Symptoms of low blood sugar

 Early signs and symptoms of hypoglycaemia

Hypoglycaemia is a condition in which the sugar level in the blood is lower than the optimum or the required level when the pancreas does not produce enough insulin in the blood hence referred to as low blood sugar. The obvious symptoms of this condition include sweating, shaking, headache, hunger and blurred vision that occurs in the early stages. This condition can lead to death, coma or seizure if ignored.

However, not all those who are suffering from diabetes will experience early warning signs or symptoms.

Dr. Richard Bergentstal, who is also the author of an accompanying editorial on the study that was published in The Lancet, said that, literally, one can be driving down the road in a vehicle and start going round in a circle or even pass out.

He also added that the diabetics who are not able to realize when their blood sugar level is dangerously low are the appropriate groups of people who should use the continuous glucose monitoring devices which rises different alarm sounds when the blood sugar is too high or too low.

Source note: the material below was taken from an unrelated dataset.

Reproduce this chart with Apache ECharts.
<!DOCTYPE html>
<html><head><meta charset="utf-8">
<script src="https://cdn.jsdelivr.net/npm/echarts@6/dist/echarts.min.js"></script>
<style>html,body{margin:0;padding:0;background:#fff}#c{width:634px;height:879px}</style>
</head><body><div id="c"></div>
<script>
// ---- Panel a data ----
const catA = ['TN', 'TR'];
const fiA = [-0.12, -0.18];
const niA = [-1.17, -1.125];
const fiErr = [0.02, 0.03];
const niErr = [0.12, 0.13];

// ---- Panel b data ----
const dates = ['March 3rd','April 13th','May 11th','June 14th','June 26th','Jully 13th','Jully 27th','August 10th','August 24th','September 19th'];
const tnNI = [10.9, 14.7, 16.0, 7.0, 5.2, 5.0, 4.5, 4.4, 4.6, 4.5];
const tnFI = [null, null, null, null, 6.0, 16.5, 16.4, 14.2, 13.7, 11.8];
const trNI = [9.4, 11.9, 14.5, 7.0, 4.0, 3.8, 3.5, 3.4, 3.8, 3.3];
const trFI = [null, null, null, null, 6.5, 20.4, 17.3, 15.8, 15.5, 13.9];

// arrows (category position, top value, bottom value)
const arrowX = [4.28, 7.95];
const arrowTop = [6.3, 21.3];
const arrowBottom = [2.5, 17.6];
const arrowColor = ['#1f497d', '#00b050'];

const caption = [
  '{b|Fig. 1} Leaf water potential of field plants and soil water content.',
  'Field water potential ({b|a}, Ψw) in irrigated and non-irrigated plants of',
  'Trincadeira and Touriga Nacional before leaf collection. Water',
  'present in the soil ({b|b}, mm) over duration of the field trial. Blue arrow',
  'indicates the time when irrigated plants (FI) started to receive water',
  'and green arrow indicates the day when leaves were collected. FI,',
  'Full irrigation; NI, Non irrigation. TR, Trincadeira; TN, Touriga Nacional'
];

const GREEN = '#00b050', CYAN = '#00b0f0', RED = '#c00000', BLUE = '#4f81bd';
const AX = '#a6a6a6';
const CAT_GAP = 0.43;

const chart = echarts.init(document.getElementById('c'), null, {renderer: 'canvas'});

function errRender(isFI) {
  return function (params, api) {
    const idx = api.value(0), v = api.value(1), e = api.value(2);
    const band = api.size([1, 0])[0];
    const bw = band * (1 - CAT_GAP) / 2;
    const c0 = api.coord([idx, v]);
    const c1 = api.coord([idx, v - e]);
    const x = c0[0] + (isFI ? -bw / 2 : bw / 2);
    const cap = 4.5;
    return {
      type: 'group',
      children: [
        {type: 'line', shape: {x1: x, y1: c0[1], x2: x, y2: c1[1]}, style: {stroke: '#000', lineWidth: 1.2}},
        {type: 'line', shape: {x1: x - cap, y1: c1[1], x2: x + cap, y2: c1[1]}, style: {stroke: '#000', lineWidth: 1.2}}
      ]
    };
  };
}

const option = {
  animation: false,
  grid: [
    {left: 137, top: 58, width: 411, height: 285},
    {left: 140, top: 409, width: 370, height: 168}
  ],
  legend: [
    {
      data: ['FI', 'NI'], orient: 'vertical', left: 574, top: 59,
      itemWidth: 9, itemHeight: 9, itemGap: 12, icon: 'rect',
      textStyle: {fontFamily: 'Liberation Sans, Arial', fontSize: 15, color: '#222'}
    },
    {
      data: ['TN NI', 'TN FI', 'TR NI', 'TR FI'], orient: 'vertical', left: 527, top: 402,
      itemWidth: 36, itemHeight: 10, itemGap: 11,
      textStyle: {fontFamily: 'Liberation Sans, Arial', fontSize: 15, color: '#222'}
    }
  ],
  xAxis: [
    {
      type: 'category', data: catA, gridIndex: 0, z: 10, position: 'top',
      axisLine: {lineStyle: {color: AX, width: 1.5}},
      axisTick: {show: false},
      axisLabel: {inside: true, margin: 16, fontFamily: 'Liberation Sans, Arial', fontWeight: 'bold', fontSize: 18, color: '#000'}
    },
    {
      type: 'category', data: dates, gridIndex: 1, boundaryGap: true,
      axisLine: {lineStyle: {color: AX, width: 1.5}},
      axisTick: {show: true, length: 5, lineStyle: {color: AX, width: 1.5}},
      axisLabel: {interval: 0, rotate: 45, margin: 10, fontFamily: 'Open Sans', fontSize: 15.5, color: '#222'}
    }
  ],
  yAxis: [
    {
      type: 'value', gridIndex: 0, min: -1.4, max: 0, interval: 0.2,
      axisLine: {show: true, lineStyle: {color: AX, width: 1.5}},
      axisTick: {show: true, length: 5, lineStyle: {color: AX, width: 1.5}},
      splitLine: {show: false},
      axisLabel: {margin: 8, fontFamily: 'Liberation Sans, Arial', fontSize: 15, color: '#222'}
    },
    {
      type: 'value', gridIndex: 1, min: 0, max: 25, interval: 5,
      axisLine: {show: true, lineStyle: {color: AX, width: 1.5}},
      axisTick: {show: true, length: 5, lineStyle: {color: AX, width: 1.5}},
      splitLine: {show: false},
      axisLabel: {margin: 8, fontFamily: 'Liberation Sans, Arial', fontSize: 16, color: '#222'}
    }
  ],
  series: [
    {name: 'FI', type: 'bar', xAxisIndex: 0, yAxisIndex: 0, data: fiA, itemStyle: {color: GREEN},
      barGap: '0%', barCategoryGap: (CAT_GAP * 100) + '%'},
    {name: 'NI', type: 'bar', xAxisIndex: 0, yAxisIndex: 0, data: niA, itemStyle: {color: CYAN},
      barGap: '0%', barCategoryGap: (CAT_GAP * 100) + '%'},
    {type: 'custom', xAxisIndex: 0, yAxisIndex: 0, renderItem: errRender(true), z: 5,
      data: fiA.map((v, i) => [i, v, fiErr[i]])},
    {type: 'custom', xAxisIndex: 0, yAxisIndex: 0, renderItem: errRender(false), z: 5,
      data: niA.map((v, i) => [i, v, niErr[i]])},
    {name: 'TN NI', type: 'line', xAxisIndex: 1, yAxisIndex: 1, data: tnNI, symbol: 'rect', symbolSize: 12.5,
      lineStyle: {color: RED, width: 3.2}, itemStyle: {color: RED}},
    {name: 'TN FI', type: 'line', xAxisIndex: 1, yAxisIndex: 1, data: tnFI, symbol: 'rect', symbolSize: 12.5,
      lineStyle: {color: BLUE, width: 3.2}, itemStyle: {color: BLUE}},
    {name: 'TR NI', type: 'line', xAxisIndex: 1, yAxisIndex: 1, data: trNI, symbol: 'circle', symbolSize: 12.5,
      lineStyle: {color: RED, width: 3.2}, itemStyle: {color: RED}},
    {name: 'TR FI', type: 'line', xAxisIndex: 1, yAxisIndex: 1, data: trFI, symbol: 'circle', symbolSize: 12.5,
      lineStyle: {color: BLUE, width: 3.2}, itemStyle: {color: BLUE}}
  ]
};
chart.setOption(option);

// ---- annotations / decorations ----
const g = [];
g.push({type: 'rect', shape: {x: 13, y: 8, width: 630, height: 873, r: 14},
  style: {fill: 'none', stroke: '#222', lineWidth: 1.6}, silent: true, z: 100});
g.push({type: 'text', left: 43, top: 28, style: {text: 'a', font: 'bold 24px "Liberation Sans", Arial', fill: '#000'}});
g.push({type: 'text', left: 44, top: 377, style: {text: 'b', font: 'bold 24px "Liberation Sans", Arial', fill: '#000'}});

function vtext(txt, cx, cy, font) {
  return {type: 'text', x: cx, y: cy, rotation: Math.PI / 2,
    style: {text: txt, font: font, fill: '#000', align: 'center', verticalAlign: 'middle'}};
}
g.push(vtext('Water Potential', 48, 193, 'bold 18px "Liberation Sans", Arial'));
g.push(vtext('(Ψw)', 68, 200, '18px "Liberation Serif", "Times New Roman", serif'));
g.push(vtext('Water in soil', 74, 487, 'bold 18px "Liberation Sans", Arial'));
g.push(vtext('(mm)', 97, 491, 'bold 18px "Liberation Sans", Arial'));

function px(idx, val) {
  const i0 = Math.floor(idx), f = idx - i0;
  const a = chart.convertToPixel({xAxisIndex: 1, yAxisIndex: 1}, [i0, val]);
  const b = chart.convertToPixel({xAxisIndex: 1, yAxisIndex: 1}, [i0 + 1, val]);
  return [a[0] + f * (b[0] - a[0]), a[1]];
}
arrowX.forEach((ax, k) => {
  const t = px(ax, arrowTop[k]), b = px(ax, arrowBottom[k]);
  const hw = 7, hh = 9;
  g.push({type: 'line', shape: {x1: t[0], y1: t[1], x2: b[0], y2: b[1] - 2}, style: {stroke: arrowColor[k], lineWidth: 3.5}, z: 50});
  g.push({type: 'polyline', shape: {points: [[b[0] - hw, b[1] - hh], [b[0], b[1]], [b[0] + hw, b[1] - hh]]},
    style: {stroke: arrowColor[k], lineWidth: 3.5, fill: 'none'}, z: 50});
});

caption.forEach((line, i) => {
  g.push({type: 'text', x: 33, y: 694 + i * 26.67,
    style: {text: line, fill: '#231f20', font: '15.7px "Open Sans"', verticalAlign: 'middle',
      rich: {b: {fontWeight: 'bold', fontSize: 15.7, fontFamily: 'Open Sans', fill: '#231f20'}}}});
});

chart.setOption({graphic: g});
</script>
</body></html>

This group of people was not included in the earlier study of the device and the reason being that hypoglycemic unawareness is both scary and dangerous, this made the researchers to be afraid to experiment on search patients.

A large number of people who suffer from type 1 diabetes should be injected multiples time in a day with insulin, this is according to Norbert Hermanns, a senior study author from the Diabetes Academy Mergentheim, Germany.

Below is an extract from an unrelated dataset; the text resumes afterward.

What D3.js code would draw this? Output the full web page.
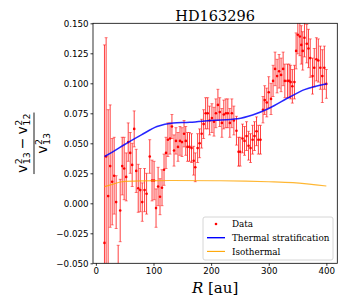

Another cause of dangerously-low sugar level is miscalculation of how much insulin to be injected in the blood system or when to eat snacks.

 The trial Process

A total of 149 individuals who suffer from type 1 diabetes and hypoglycemic unawareness participated in the new study that was conducted in Germany.

For the first 28 days of the study that lasted for six months, every participant had to use the traditional way to monitor their blood sugar: The traditional way involved pricking a finger several times a day to draw a drop of blood and test with a machine. In addition to this, they had to wear continuous glucose monitors for about 85% of the time, although they could not see the data from the monitors that they were putting on.

After that, there was random assignment for the participants to either continue with calculating their insulin doses and the amount of food to be consumed based on the result of finger prick (the control group), or to switch to the use of continuous monitoring devices.

To the group that used the continuous monitoring devices, a change was realized in the average number of hypoglycemic episodes. The average fell from approximately 11 monthly to 3.5 per month whereas there is no significant improvement in the control group in terms of the average number.